KOECHLIN
Charles (1867-1950)
1- «Lumineux et féérique»
2- Scherzo (Allegro con moto)
3- Andante
4- Finale (Allegro Molto
Moderato)
Ce polytechnicien entré au Conservatoire à 22
ans (classes de Massenet, Fauré) doté d’une forte personnalité et d’un
véritable humanisme était épris de liberté et de sincérité. Pas de concessions,
pas de reniement de son vrai
sentiment personnel. Un compositeur totalement indépendant vivant à l‘écart des
milieux culturels parisiens qui se moque des modes et des succès. Etre soi constitue le credo rousseauiste
qui lui inspira cette attitude: «Tu sais
combien peu je me préoccupe de la mode, et que si mon langage évolue avec les
années, c’est parce que je le sens ainsi. (...) Je pense n’appartenir à aucun
groupe, et j’écris toujours ce qui me plaît, sans souci de ressembler ou de ne
pas ressembler à tel ou tel» écrit-il à un ami en 1920. Pas de
souci d’éclat révolutionnaire, de table rase du passé, mais une expression
presque méditative, se suffisant à elle-même. En musique de chambre, des œuvres
plus ou moins d’égale valeur, certes, mais pas d’œuvre phare non plus, toutes
se rejoignant dans une expression intime et belle en soi. L’univers de Koechlin n’est pas tourné vers le futur, ni
vers le passé d’ailleurs, il se nourrit d’un évident post romantisme dégagé du
pathos égocentrique qui le caractérisait. Une harmonie dense et complexe
quoique tonale, des phrases très expressives quoique rarement connotées
thématiquement, des élans affectifs se dérobant vers d’autres univers, nous
frustrant de toute résolution «attendue» (rejoignant par là le langage d’un
lointain Brahms), des lignes contrapuntiques claires, des éléments polytonaux
et atonaux, des tonalités modales, telles sont les principales caractéristiques
du polytechnicien-compositeur.
Son œuvre suscita peu d’intérêt de son vivant, les «éclairés» les moins
inspirés la qualifiait d’ailleurs de naïve. On redécouvre encore aujourd’hui
des pièces totalement oubliées, lui dont Fauré disait «qu’il faudra pour l’entendre [son œuvre] un public qui ne soit pas pressé».
«Je vais vous raconter une
histoire». Telle pourrait être l’exergue de cette sonate pour violon et piano (composée
en avril 1916 et créée le 18 mai 1917 à
Lumineux et féerique, le premier mouvement calme, sans lenteur cependant est une heureuse méditation dont une
phrase à l’esprit thématique assure l’unité.
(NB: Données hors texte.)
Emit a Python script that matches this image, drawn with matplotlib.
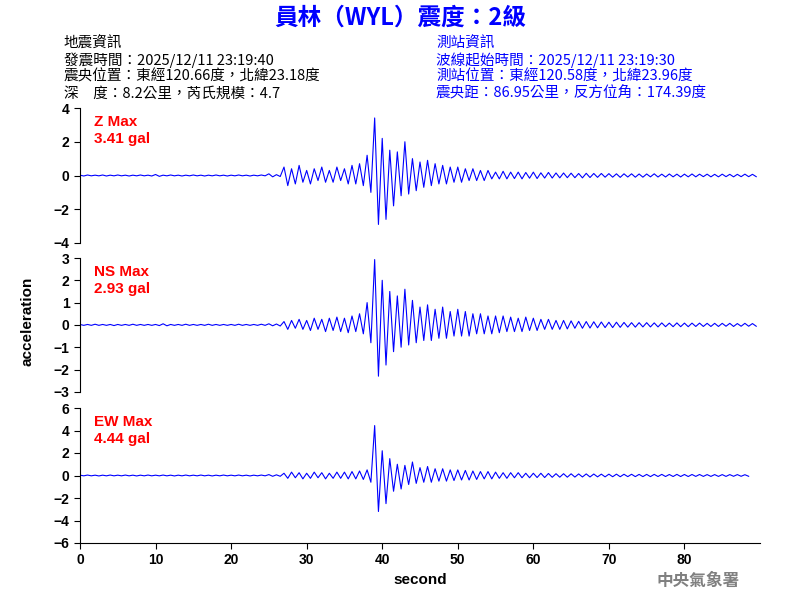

Une mesure vague à dessein, de
belles résonances du piano, un chant doux et mystérieux du violon, une harmonie
on ne peut plus modale et instable imagent merveilleusement cette forêt lumineuse. Le Scherzo suivant très modéré
(sans traîner) «dans un décor de
forêt légendaire» laisse parler «la
voix du poète aux accents parfois nostalgiques» alternant avec «les gambades de lutins, les dégringolades
de gnomes» (Notes détaillées sur diverses de mes œuvres). D’une grande
vivacité et d’une écriture très variée, ce mouvement alterne les passages
rapides et plus lents dans un constant souci de narration imagée. S’il n’y a
pas d’ «histoire» à proprement parler, il y a quand même des personnages
en action et un décor. L’Andante,
noté Lent quasi adagio, suggère «la nuit au bord de l’étang (...) [c’est] une méditation profonde et presque
douloureuse, mais se concluant sur la plus grande sérénité». Le Final plus humain que théâtral
contrairement aux autres mouvements laisse au violon une grande phrase (c’est
le premier thème) soutenue par les
basses régulières du piano, donnant l’allure d’une passacaille. Trois thèmes se
partagent ce mouvement d’une richesse contrapuntique exceptionnelle. Un premier
aux accents enfantins laisse la place au deuxième représentant «L’homme... qui reste serein» et le
dernier, majestueux, «la douleur humaine».
De joyeux carillons donneront à ce final une empreinte résolument optimiste. On
aura rarement entendu une œuvre au symbolisme si prononcé.